The Romans built the city where London now stands, bridging the Thames and creating Londinium. From around AD 50 to 410, this was the largest city in Britannia and a vital international port. The Roman forum was located under Leadenhall Market, with Gracechurch Street replicating the Roman route south to the wooden bridge, and north towards Lincoln via Bishopsgate.
An important late Iron Age settlement at the limit of navigation along the Lea, Braughing became a Romano-british town covering 36 heactares on a low chalk ridge between the River Rib and Ermine Street.
An early fort was short-lived and the first settlement was burnt down in the Boudiccan Revolt. However, the town recovered and expanded to include the second largest mansio complex in Britain.
A short-lived fort by the Nene bridge gave way to a significant town with extensive pottery and iron production. It was also a centre for agricultural administration.
Encircled on three sides by the River Gwash, the Romano-British settlement at Great Casterton on the north bank of the river close to a Claudian auxiliary fort.
A small, yet walled, Roman town on Ermine Street preceded by a fort and an extensive Iron Age settlement.
Lincoln was first garrisoned by the Ninth Legion Hispana (which moved on to York c AD 71), then by the Second Legion Adiutrix, which then went on to Chester. The fortress became a “colonia” settlement for retired soldiers, and the town grew to include forum, baths, temples, shops and walls.
Winteringham (Ad Abum)
This settlement lies on the south bank of the Abus Fluvius (River Humber) directly south of the large settlement on the opposite bank at Petuaria (Brough-on-Humber). The river is very wide at this point so the crossing was probably made via ferryboat.
An early fort and port that became a civitas, capital of the territory of the Parisi.
Stamford Bridge (Derventio)
At a crossing point of the Derwent there was a minor Roman town. Recent research suggests the road from Brough came via Stamford Bridge rather than the more direct route previously assumed.
The Romans built their impressive fortress between the Foss and the Ouse where the minster now stands. It was a major military base with strategically important transport links.
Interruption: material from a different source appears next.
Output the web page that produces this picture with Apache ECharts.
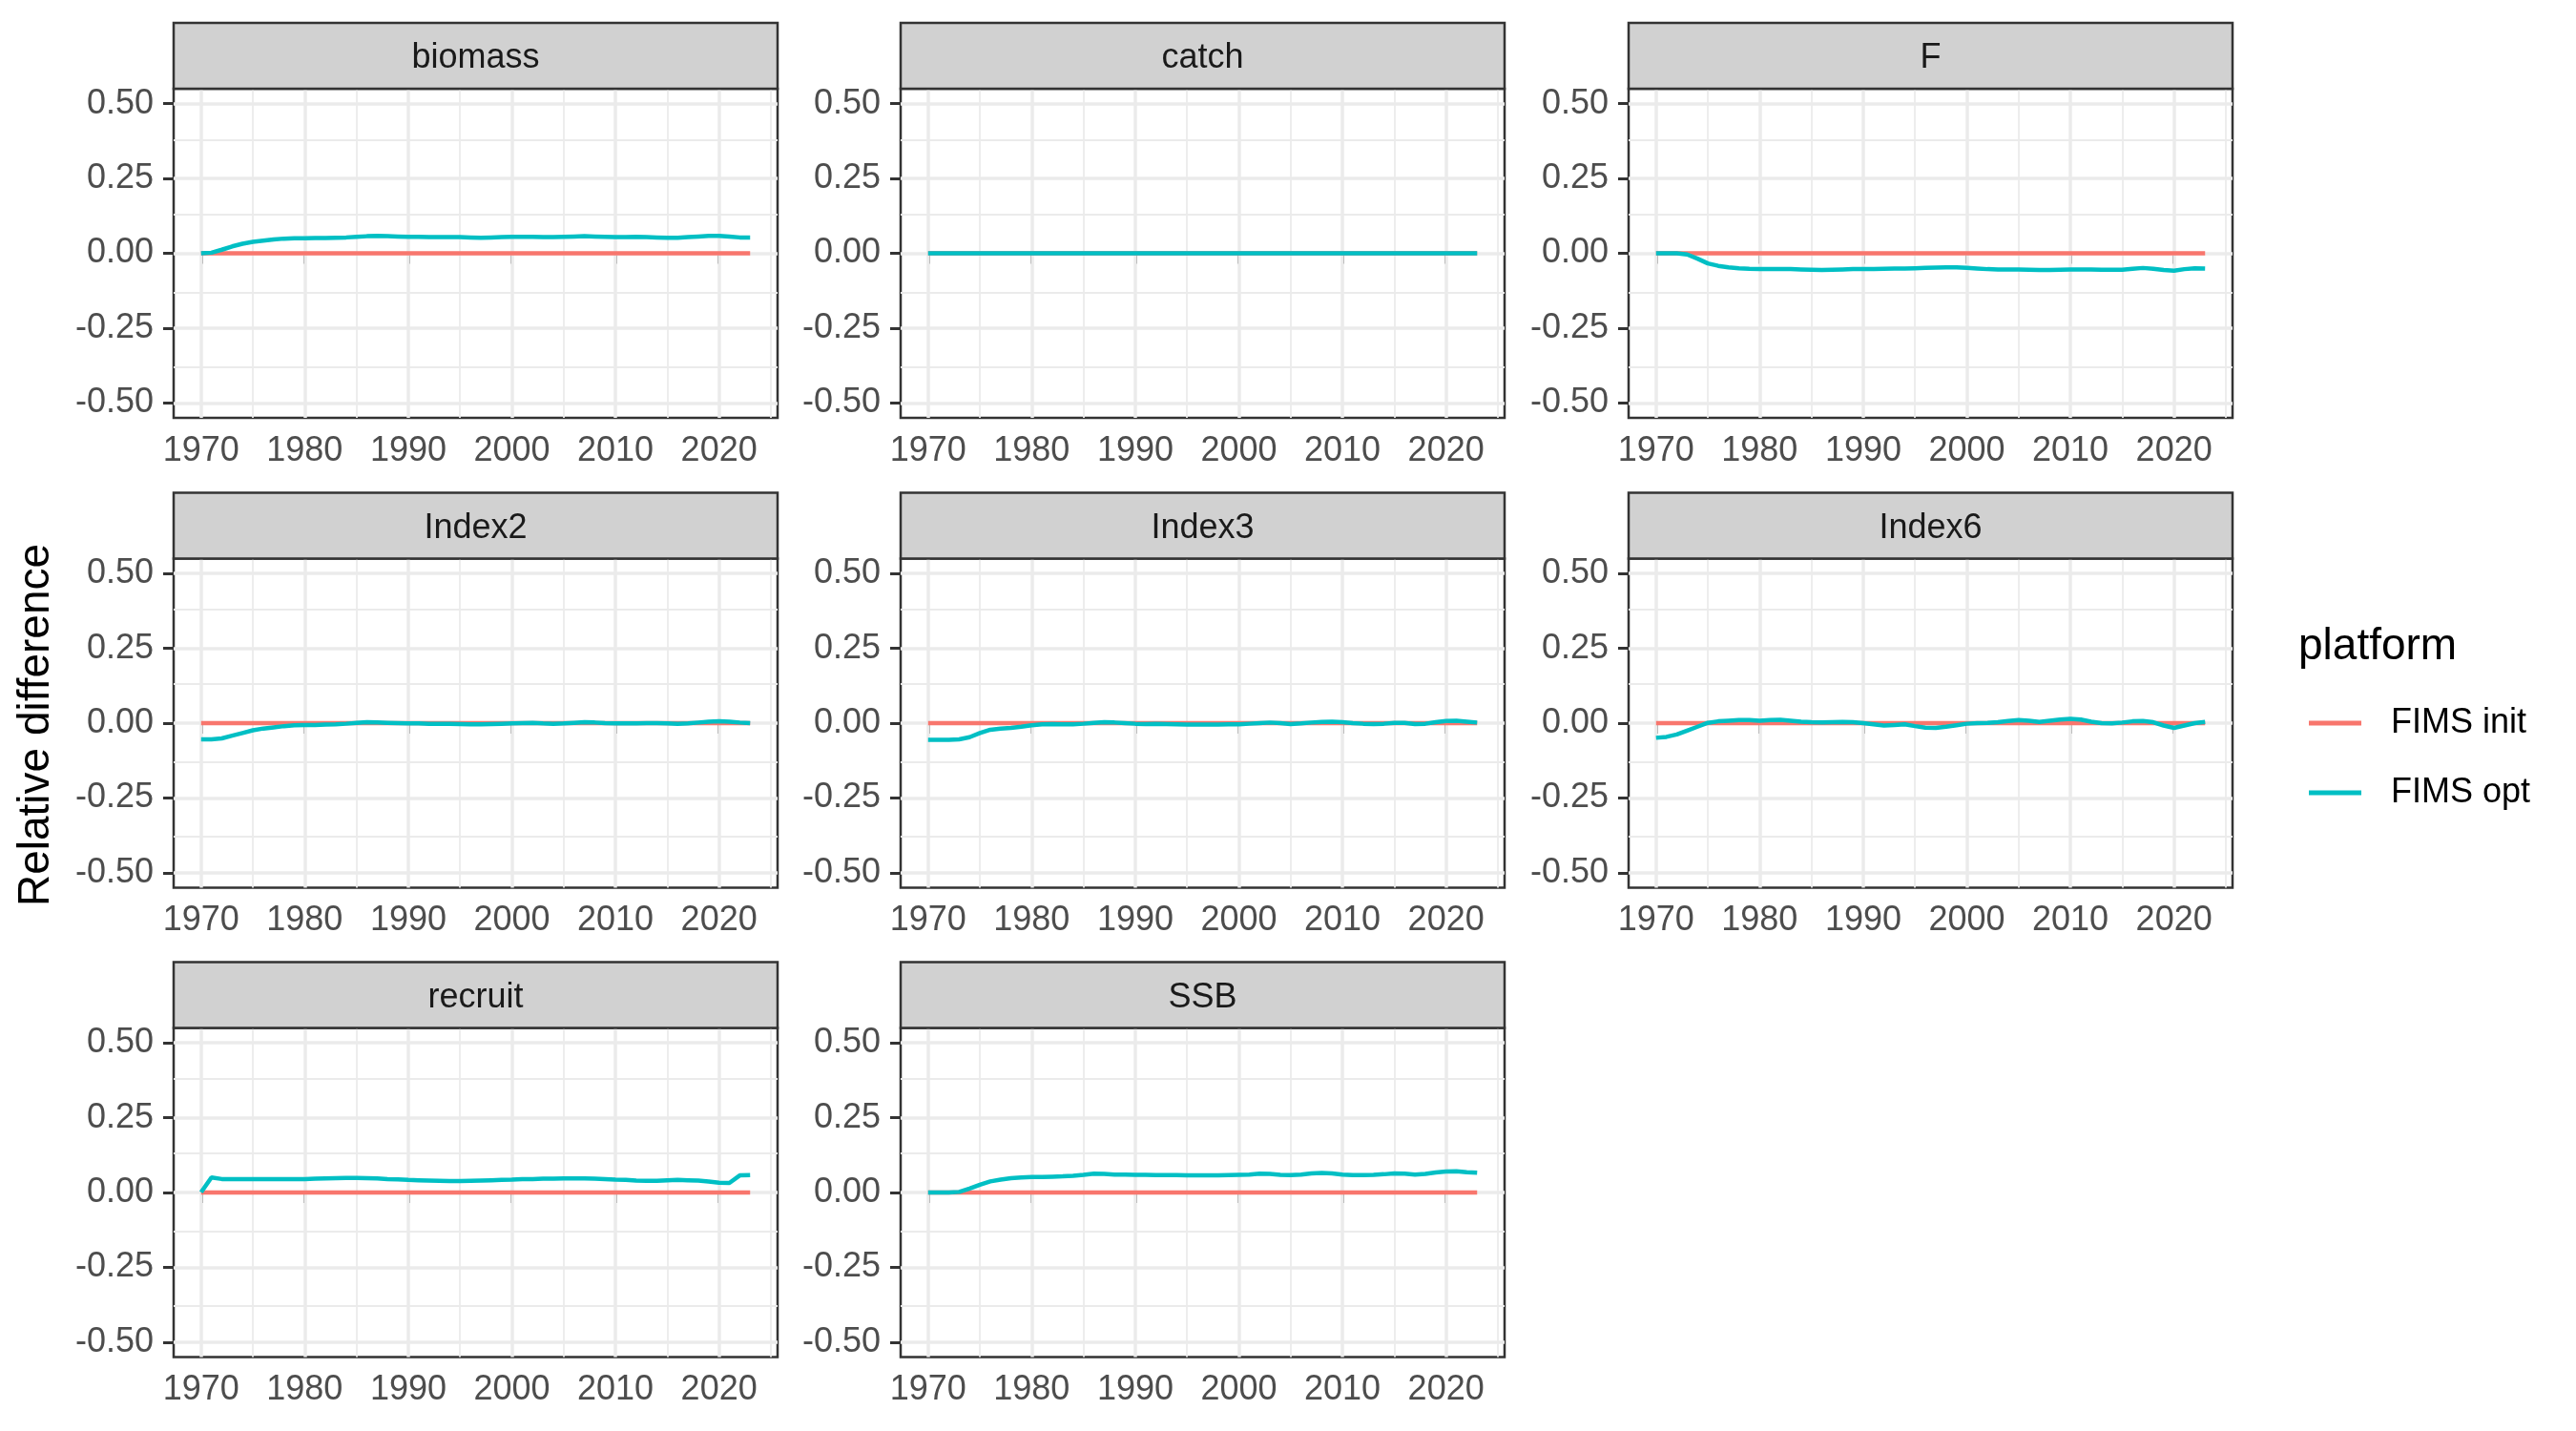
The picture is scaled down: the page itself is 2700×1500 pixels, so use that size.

The Roman town of Segelocum was located at the fording point of the River Trent by the road between Danum (Doncaster) and Lindum (Lincoln). It is referenced in both the fifth and eighth Antonine Itineraries.
The fortlet ½-mile east of Bawtry guards the crossing over the Itchen of the Lincoln-York road. The road passes 30m outside its north-eastern defences.
Danum was the site of two Roman forts – one Flavian one and the other a smaller Trajanic/Hadrianic fort. It was of particular military importance being on the border between the powerful and truculent Brigante tribe north of the River Don and the more amenable Coritani to the south.
The Romans fort was positioned to control the crossing over the River Aire. The fort was in an area now bounded by Church Street, Carlton Street and Bradley Street. A civilian settlement grew up immediately to the south-west in the area of modern Welbeck Street.
The Roman settlement lay at the crossing of the River Wharfe by the Roman road between York and Doncaster. Just to the north, at Newton Kyme, two Roman forts, an associated vicus, and two Roman camps have been identified; this may point to an earlier crossing point of the Wharfe.